6. Argument has then been advanced that the petitioners were already in custody when the orders of detention were served upon them. Great stress has been laid upon this aspect of the matter in the case of Chander Parkash petitioner. In this respect I find that the affidavits of Shri Karam Chand Shenmar, Superintendent, Central Jail Tehar, and Shri Asoka Sen, Joint Secretary to the Ministry of Home Affairs, go to show mat the order of detention was served upon the said petitioner after he had been released and set at liberty on llth March 1965. Similar affidavit has also been filed by Shri Asoka Sen in Raminder Singh's case and it is stated that the petitioner was set at liberty before service on him of the detention order. It is further stated that the detention order was served on the petitioner after his release and outside the jail house. Although Chander Parkash petitioner has filed a counter affidavit that he was still in confinement when the order of detention was served on him on llth March 1965, I see no particular reason to disbelieve the affidavits of Shri Karam Chand Shenmar, Jail Superintendent, and Shri Asoka Sen, Joint Secretary, according to which Chander Parkash petitioner had already been set at liberty before the detention order was served upon him. Apart from that, I am of the view that the service of detention order on a person when he is about to be released from custody would not in any way affect the validity of the detention order.

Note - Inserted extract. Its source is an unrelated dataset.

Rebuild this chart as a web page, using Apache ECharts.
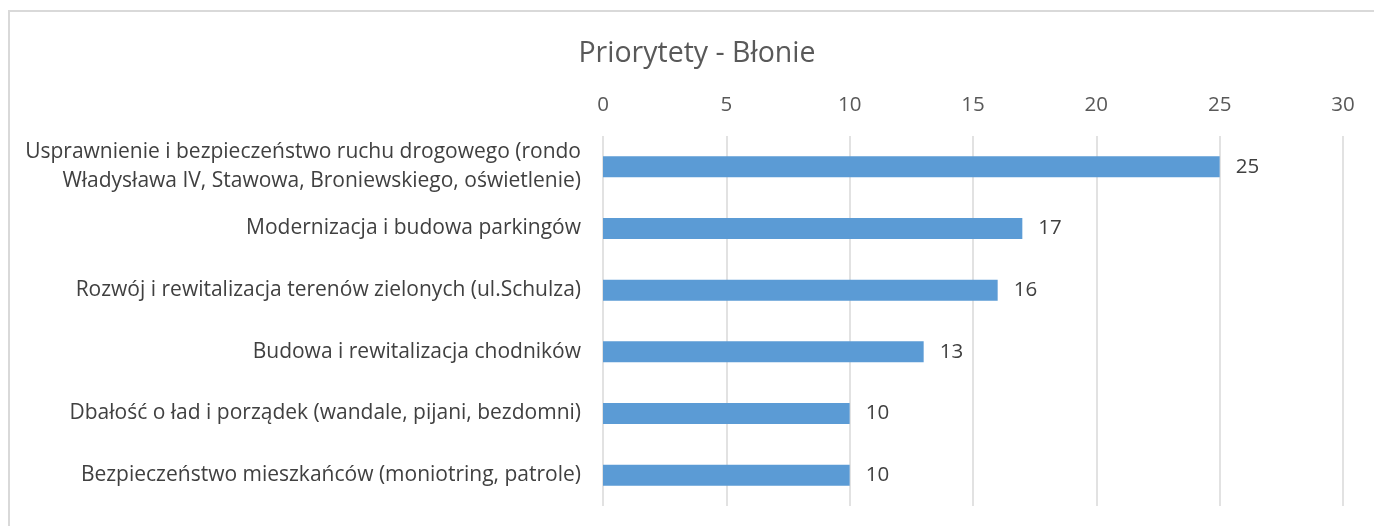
<!DOCTYPE html>
<html>
<head>
<meta charset="utf-8">
<script src="https://cdn.jsdelivr.net/npm/echarts@6/dist/echarts.min.js"></script>
<style>
html,body{margin:0;padding:0;background:#fff;}
#frame{position:absolute;left:8px;top:10px;width:1380px;height:530px;border:2px solid #d9d9d9;box-sizing:border-box;}
#chart{position:absolute;left:0;top:0;width:1374px;height:526px;}
</style>
</head>
<body>
<div id="frame"></div>
<div id="chart"></div>
<script>
// Categories listed top to bottom
const categories = [
  'Usprawnienie i bezpieczeństwo ruchu drogowego (rondo\nWładysława IV, Stawowa, Broniewskiego, oświetlenie)',
  'Modernizacja i budowa parkingów',
  'Rozwój i rewitalizacja terenów zielonych (ul.Schulza)',
  'Budowa i rewitalizacja chodników',
  'Dbałość o ład i porządek (wandale, pijani, bezdomni)',
  'Bezpieczeństwo mieszkańców (moniotring, patrole)'
];
const values = [25, 17, 16, 13, 10, 10];
const titleText = 'Priorytety - Błonie';

const font = 'Open Sans, Liberation Sans, sans-serif';
const chart = echarts.init(document.getElementById('chart'));
chart.setOption({
  animation: false,
  title: {
    text: titleText,
    left: 692,
    top: 34,
    textAlign: 'center',
    textStyle: { fontFamily: font, fontSize: 28.5, fontWeight: 'normal', color: '#595959' }
  },
  grid: { left: 603, right: 31, top: 136, bottom: 20, containLabel: false },
  xAxis: {
    type: 'value',
    position: 'top',
    min: 0, max: 30, interval: 5,
    axisLine: { show: false },
    axisTick: { show: false },
    axisLabel: { color: '#595959', fontFamily: font, fontSize: 20.5, margin: 20 },
    splitLine: { lineStyle: { color: '#d9d9d9', width: 1.5 } }
  },
  yAxis: {
    type: 'category',
    data: categories,
    inverse: true,
    axisLine: { show: false },
    axisTick: { show: false },
    axisLabel: { color: '#404040', fontFamily: font, fontSize: 21, margin: 22, align: 'right', lineHeight: 29 }
  },
  series: [{
    type: 'bar',
    data: values,
    barWidth: 21,
    itemStyle: { color: '#5b9bd5' },
    label: {
      show: true, position: 'right', distance: 16,
      color: '#404040', fontFamily: font, fontSize: 20.5
    }
  }]
});
</script>
</body>
</html>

I am fortified in this view by the observations of their Lordships of the Supreme Court in Shrimati Godavari Shamrao Parulekar v. The State of Maharastra, AIR 1964 SC 1128. In that case the detenu had been arrested under the Preventive Detention Act by an order of the Police Commissioner and the order was sent to the State Govt. for approval. The State Government revoked the order of the Police Commissioner under the Preventive Detention Act and on the same day passed an order under rule 30 of the Defence of India Rules. The later order was served on the detenu in Jail. The legality of the order was challenged on the ground that it was served while he was in Jail. It was held that the order was legal. It was further observed that the order passed by the State Government under the Defence of India Rules when it had decided to revoke the earlier order of the Police Commissioner was perfectly valid so far as the time of the making of the order was concerned and its service in Jail on the detenu, who was detained not as under trial or as convicted person, could not be assailed.

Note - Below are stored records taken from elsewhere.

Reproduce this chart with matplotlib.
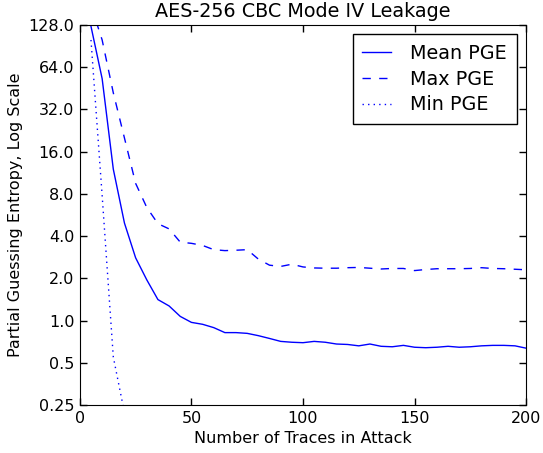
import numpy as np
import matplotlib
matplotlib.use("Agg")
import matplotlib.pyplot as plt
from matplotlib.ticker import FixedLocator, NullLocator

# number of traces used in the attack
traces = [5, 10, 15, 20, 25, 30, 35, 40, 45, 50,
          55, 60, 65, 70, 75, 80, 85, 90, 95, 100,
          105, 110, 115, 120, 125, 130, 135, 140, 145, 150,
          155, 160, 165, 170, 175, 180, 185, 190, 195, 200]

# partial guessing entropy
mean_pge = [125, 53, 12.0, 4.95, 2.8, 1.95, 1.41, 1.27, 1.07, 0.97,
            0.94, 0.89, 0.82, 0.82, 0.81, 0.78, 0.745, 0.71, 0.70, 0.695,
            0.71, 0.70, 0.68, 0.675, 0.66, 0.68, 0.655, 0.65, 0.665, 0.645,
            0.64, 0.645, 0.655, 0.645, 0.65, 0.66, 0.665, 0.665, 0.66, 0.635]
max_pge = [176, 100, 42, 20.0, 9.5, 6.4, 4.9, 4.5, 3.62, 3.55,
           3.43, 3.2, 3.15, 3.17, 3.2, 2.74, 2.48, 2.43, 2.52, 2.41,
           2.37, 2.36, 2.36, 2.38, 2.39, 2.36, 2.33, 2.35, 2.35, 2.27,
           2.31, 2.34, 2.34, 2.34, 2.35, 2.38, 2.35, 2.34, 2.32, 2.30]
min_traces = [5, 10, 15, 20]
min_pge = [100, 7.8, 0.55, 0.22]

ytick_vals = [0.25, 0.5, 1, 2, 4, 8, 16, 32, 64, 128]
ytick_labels = ["0.25", "0.5", "1.0", "2.0", "4.0", "8.0", "16.0", "32.0", "64.0", "128.0"]

plt.rcParams["font.family"] = "DejaVu Sans"
plt.rcParams["xtick.direction"] = "in"
plt.rcParams["ytick.direction"] = "in"

fig = plt.figure(figsize=(5.43, 4.53), dpi=100)
ax = fig.add_axes([0.147, 0.106, 0.822, 0.839])

ax.plot(traces, mean_pge, color="b", lw=1.0, label="Mean PGE")
ax.plot(traces, max_pge, color="b", lw=1.0, dashes=(6, 6), label="Max PGE")
ax.plot(min_traces, min_pge, color="b", lw=1.0, dashes=(1, 3), label="Min PGE")

ax.set_yscale("log", base=2)
ax.set_ylim(0.25, 128)
ax.set_xlim(0, 200)
ax.yaxis.set_major_locator(FixedLocator(ytick_vals))
ax.set_yticklabels(ytick_labels)
ax.yaxis.set_minor_locator(NullLocator())
ax.set_xticks([0, 50, 100, 150, 200])
ax.tick_params(which="both", top=True, right=True, labelsize=11.5, length=5, width=1, pad=4)

ax.set_title("AES-256 CBC Mode IV Leakage", fontsize=13.8)
ax.set_xlabel("Number of Traces in Attack", fontsize=11.5)
ax.set_ylabel("Partial Guessing Entropy, Log Scale", fontsize=11.5)

leg = ax.legend(loc="upper right", fontsize=13.8, fancybox=False, framealpha=1,
                handlelength=1.5, handletextpad=1.0, borderpad=0.5,
                labelspacing=0.35, borderaxespad=0.5)
leg.get_frame().set_edgecolor("black")

fig.savefig("out.png", dpi=100)
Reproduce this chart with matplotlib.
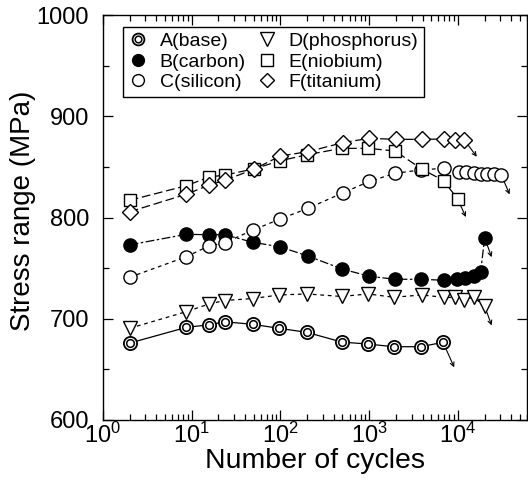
import matplotlib.pyplot as plt
from matplotlib.lines import Line2D
from matplotlib.legend_handler import HandlerTuple
from matplotlib.ticker import MultipleLocator, LogLocator, NullFormatter

plt.rcParams['font.family'] = ['Liberation Sans', 'DejaVu Sans']

# Data (cycles, stress range in MPa)
a_n = [2, 8.7, 15.5, 23.5, 49, 97, 198, 490, 970, 1880, 3800, 6800]
a_s = [676, 691.5, 694, 697, 694.5, 690.5, 686.6, 677, 675, 672.4, 672.4, 676.7]

b_n = [2, 8.7, 15.5, 23.5, 49, 99, 203, 500, 1000, 1950, 3800, 7000,
       9800, 12000, 15000, 18000, 20000]
b_s = [773, 783.4, 783, 783, 775.5, 771, 762, 749, 742, 739, 739, 738,
       739, 740, 742, 746, 780]

c_n = [2, 8.7, 15.7, 23.5, 49, 99, 203, 510, 1000, 1950, 3800, 6900,
       10300, 12400, 15100, 18000, 21400, 25300, 30800]
c_s = [741, 761.3, 772, 775, 787.6, 798.5, 809, 824.5, 835.6, 843.6, 847, 848.6,
       844.6, 844.6, 843.6, 842.6, 842.6, 842.6, 842]

d_n = [2, 8.7, 15.7, 23.5, 49, 97, 198, 490, 970, 1900, 3900, 6900,
       9300, 11600, 15000, 20000]
d_s = [690.6, 707, 714.6, 718, 720, 723.5, 724.5, 722, 724.5, 721.2, 723.5, 721.2,
       721, 719, 721, 712.6]

e_n = [2, 8.7, 15.7, 24, 50, 99, 200, 490, 980, 1950, 3950, 6900, 9900]
e_s = [817, 831.4, 840, 842, 848, 856, 862, 868.3, 868.3, 865.7, 847.6, 836.4, 818.3]

f_n = [2, 8.7, 15.7, 24, 50, 99, 203, 510, 1000, 2000, 3900, 6900, 9300, 11800]
f_s = [805.7, 823, 832, 837, 847.6, 860.7, 865, 874, 878.2, 877.2, 877.2, 877.5,
       876.5, 876.5]

labels = ["A(base)", "B(carbon)", "C(silicon)",
          "D(phosphorus)", "E(niobium)", "F(titanium)"]

fig = plt.figure(figsize=(5.28, 4.88), dpi=100)
ax = fig.add_axes([103 / 528, 1 - 420 / 488, 424 / 528, 405 / 488])

lw = 0.9
ms = 9.5
# A: double circle, solid line
ax.plot(a_n, a_s, '-', color='black', lw=lw, marker='o', ms=ms,
        mfc='white', mec='black', mew=1.3, zorder=3)
ax.plot(a_n, a_s, 'none', marker='o', ms=5.5, mfc='white', mec='black',
        mew=1.1, zorder=4)
# B: filled circle
ax.plot(b_n, b_s, color='black', lw=lw, dashes=(7, 2, 2, 2), marker='o', ms=ms,
        mfc='black', mec='black', zorder=3)
# C: open circle
ax.plot(c_n, c_s, color='black', lw=lw, dashes=(3, 3), marker='o', ms=ms,
        mfc='white', mec='black', mew=1.0, zorder=3)
# D: down triangle
ax.plot(d_n, d_s, color='black', lw=lw, dashes=(3, 3), marker='v', ms=ms + 1,
        mfc='white', mec='black', mew=1.0, zorder=3)
# E: square
ax.plot(e_n, e_s, color='black', lw=lw, dashes=(7, 3), marker='s', ms=ms - 0.5,
        mfc='white', mec='black', mew=1.0, zorder=3)
# F: diamond
ax.plot(f_n, f_s, color='black', lw=lw, dashes=(7, 3), marker='D', ms=ms - 1,
        mfc='white', mec='black', mew=1.0, zorder=3)

# run-out arrows from the last point of each series
arrows = [(a_n, a_s, (8, -18)), (b_n, b_s, (5, -14)), (c_n, c_s, (6, -14)),
          (d_n, d_s, (5, -14)), (e_n, e_s, (6, -13)), (f_n, f_s, (9, -12))]
for xs, ys, off in arrows:
    ax.annotate('', xy=(xs[-1], ys[-1]), xytext=off, textcoords='offset points',
                arrowprops=dict(arrowstyle='<-', lw=0.8, color='black',
                                shrinkA=0, shrinkB=5, mutation_scale=7))

ax.set_xscale('log')
ax.set_xlim(1, 6e4)
ax.set_ylim(600, 1000)
ax.yaxis.set_major_locator(MultipleLocator(100))
ax.yaxis.set_minor_locator(MultipleLocator(50))
ax.xaxis.set_major_locator(LogLocator(base=10, numticks=10))
ax.xaxis.set_minor_locator(LogLocator(base=10, subs=range(2, 10), numticks=20))
ax.xaxis.set_minor_formatter(NullFormatter())
ax.tick_params(which='both', direction='in', top=True, right=True, width=0.9)
ax.tick_params(which='major', length=7, labelsize=17)
ax.tick_params(axis='x', which='major', pad=2)
ax.tick_params(axis='y', which='major', pad=10)
ax.tick_params(which='minor', length=4)
for sp in ax.spines.values():
    sp.set_linewidth(1.0)

ax.set_xlabel("Number of cycles", fontsize=20.5, labelpad=0)
ax.set_ylabel("Stress range (MPa)", fontsize=20)
ax.yaxis.set_label_coords(-0.158, 0.517)

# legend
def h(marker, fc, size):
    return Line2D([], [], ls='none', marker=marker, ms=size, mfc=fc,
                  mec='black', mew=1.0)

lm = 8.5
outer = Line2D([], [], ls='none', marker='o', ms=lm, mfc='white', mec='black', mew=1.3)
inner = Line2D([], [], ls='none', marker='o', ms=4.8, mfc='white', mec='black', mew=1.1)
handles = [(outer, inner), h('o', 'black', lm), h('o', 'white', lm),
           h('v', 'white', lm + 1), h('s', 'white', lm - 0.5), h('D', 'white', lm - 1)]
leg = ax.legend(handles, labels, ncol=2, loc='upper left',
                bbox_to_anchor=(0.024, 0.995), fontsize=14, frameon=True,
                fancybox=False, edgecolor='black', framealpha=1,
                handlelength=1.0, handletextpad=0.6, columnspacing=0.6,
                labelspacing=0.15, borderpad=0.3,
                handler_map={tuple: HandlerTuple(ndivide=1)})
leg.get_frame().set_linewidth(1.0)

fig.savefig('out.png', dpi=100)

7. Argument has then been advanced that the grounds, on which the detention order has been passed, have not been disclosed to the petitioner. It is , however, not disputed that there is no provision in the Defence of India Rules which makes it obligatory for the detaining authority to supply the grounds of detention to the detenu. The provisions of the Defence of India Rules in this respect are not in conformity with the provisions of the Preventive Detention Act, Section 7 of which makes it obligatory for the detaining authority to communicate to the detenu the grounds of detention. Section 7 in its turn has been based upon Clause (5) of Article 22 of the Constitution wherein it is stated that when any person is detained in pursuance of the order made under any law providing for preventive detention, the authority making the order shall, as soon as may be, communicate to the person concerned the grounds on which the order has been made and shall afford him the earliest opportunity of making a representation against the order. It is, however, not disputed that the right of any person to move any Court for the enforcement of rights conferred by Article 22 has been suspended for the period of emergency by the President in pursuance of the powers vested in him under Clause (1) of Article 352 of the Constitution as per notification No. G. S. R. 1464 dated 3rd November 1962. As there is no provision in the Defence of India Rules making it obligatory for the detaining authority to supply the grounds of detention to the detenu the detention of the petitioners cannot be held to be invalid because of the non-supply of any such grounds.

8. The petitions, consequently, fail and are dismissed.